━━━━━ COLLECTED DATA

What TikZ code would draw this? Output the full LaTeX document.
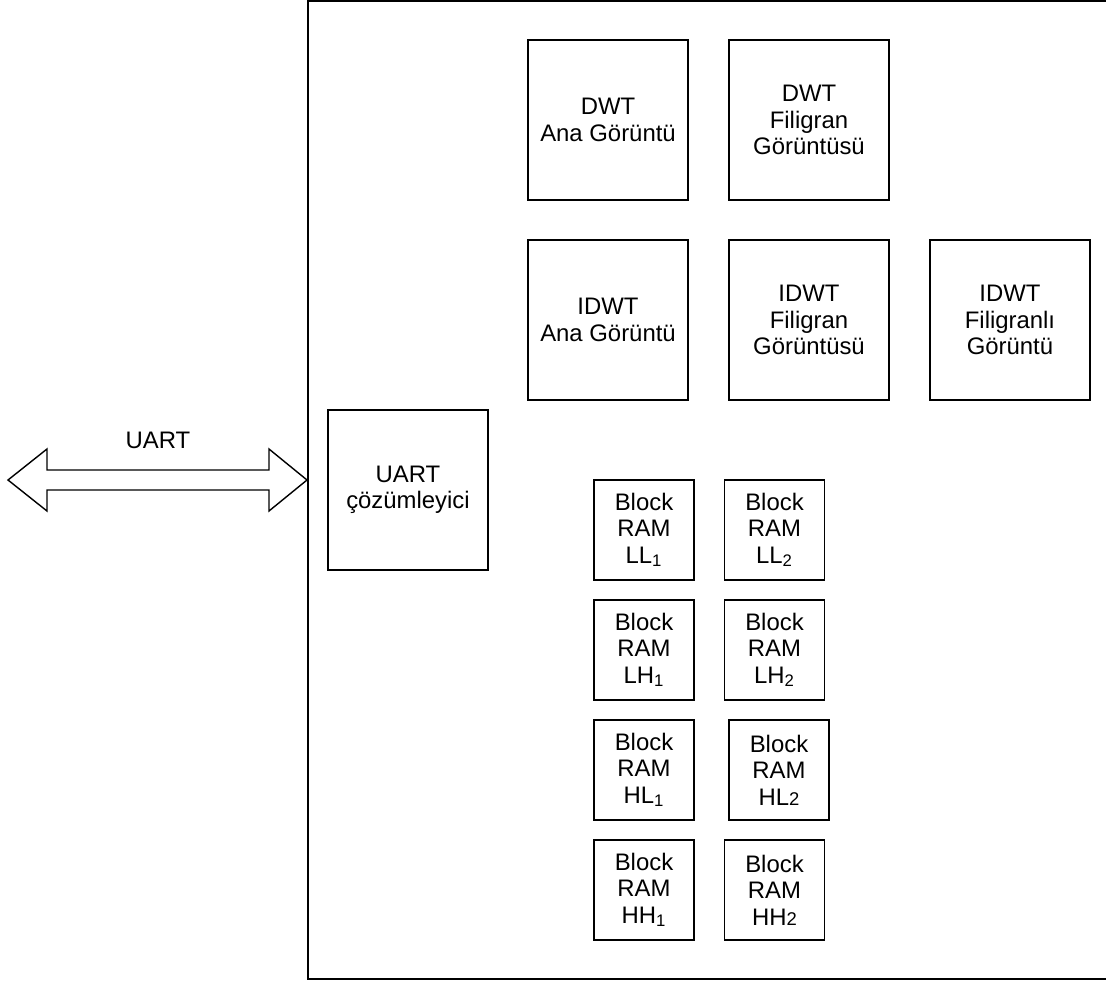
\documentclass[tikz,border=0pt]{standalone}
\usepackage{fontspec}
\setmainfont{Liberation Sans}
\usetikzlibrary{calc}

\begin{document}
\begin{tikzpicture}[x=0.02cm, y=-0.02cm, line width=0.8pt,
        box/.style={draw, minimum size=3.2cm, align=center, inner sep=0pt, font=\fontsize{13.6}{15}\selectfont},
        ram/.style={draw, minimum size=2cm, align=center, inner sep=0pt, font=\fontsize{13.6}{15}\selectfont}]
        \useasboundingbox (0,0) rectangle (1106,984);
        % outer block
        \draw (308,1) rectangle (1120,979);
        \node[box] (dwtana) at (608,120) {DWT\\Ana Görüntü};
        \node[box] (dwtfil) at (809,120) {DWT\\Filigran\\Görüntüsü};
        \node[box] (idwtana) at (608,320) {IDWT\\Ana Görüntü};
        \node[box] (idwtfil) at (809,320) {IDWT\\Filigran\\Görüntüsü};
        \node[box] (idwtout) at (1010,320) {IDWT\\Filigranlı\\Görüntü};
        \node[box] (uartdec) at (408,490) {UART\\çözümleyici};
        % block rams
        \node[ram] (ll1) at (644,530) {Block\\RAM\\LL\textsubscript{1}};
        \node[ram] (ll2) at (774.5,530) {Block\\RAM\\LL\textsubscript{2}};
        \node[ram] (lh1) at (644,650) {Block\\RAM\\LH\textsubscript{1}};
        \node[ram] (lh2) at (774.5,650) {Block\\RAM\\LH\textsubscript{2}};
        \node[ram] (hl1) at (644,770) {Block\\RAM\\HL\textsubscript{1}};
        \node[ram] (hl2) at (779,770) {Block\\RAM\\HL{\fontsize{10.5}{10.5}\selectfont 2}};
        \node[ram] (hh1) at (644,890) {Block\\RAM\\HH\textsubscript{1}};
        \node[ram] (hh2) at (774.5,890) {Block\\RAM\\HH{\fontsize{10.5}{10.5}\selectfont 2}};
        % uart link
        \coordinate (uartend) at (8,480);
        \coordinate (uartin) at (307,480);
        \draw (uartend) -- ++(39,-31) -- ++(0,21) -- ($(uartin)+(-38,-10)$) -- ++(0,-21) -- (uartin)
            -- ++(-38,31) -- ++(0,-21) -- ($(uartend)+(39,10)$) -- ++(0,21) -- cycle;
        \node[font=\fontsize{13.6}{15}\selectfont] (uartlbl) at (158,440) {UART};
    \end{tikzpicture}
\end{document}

━━━━━━━━━━

_STATED PROBLEM_. Quote the material word for word, dropping any images it holds.

_ANSWER TO THE TASK_.
What TikZ code would draw this? Output the full LaTeX document.
\documentclass[tikz,border=0pt]{standalone}
\usepackage{fontspec}
\setmainfont{Liberation Sans}
\usetikzlibrary{calc}

\begin{document}
\begin{tikzpicture}[x=0.02cm, y=-0.02cm, line width=0.8pt,
        box/.style={draw, minimum size=3.2cm, align=center, inner sep=0pt, font=\fontsize{13.6}{15}\selectfont},
        ram/.style={draw, minimum size=2cm, align=center, inner sep=0pt, font=\fontsize{13.6}{15}\selectfont}]
        \useasboundingbox (0,0) rectangle (1106,984);
        % outer block
        \draw (308,1) rectangle (1120,979);
        \node[box] (dwtana) at (608,120) {DWT\\Ana Görüntü};
        \node[box] (dwtfil) at (809,120) {DWT\\Filigran\\Görüntüsü};
        \node[box] (idwtana) at (608,320) {IDWT\\Ana Görüntü};
        \node[box] (idwtfil) at (809,320) {IDWT\\Filigran\\Görüntüsü};
        \node[box] (idwtout) at (1010,320) {IDWT\\Filigranlı\\Görüntü};
        \node[box] (uartdec) at (408,490) {UART\\çözümleyici};
        % block rams
        \node[ram] (ll1) at (644,530) {Block\\RAM\\LL\textsubscript{1}};
        \node[ram] (ll2) at (774.5,530) {Block\\RAM\\LL\textsubscript{2}};
        \node[ram] (lh1) at (644,650) {Block\\RAM\\LH\textsubscript{1}};
        \node[ram] (lh2) at (774.5,650) {Block\\RAM\\LH\textsubscript{2}};
        \node[ram] (hl1) at (644,770) {Block\\RAM\\HL\textsubscript{1}};
        \node[ram] (hl2) at (779,770) {Block\\RAM\\HL{\fontsize{10.5}{10.5}\selectfont 2}};
        \node[ram] (hh1) at (644,890) {Block\\RAM\\HH\textsubscript{1}};
        \node[ram] (hh2) at (774.5,890) {Block\\RAM\\HH{\fontsize{10.5}{10.5}\selectfont 2}};
        % uart link
        \coordinate (uartend) at (8,480);
        \coordinate (uartin) at (307,480);
        \draw (uartend) -- ++(39,-31) -- ++(0,21) -- ($(uartin)+(-38,-10)$) -- ++(0,-21) -- (uartin)
            -- ++(-38,31) -- ++(0,-21) -- ($(uartend)+(39,10)$) -- ++(0,21) -- cycle;
        \node[font=\fontsize{13.6}{15}\selectfont] (uartlbl) at (158,440) {UART};
    \end{tikzpicture}
\end{document}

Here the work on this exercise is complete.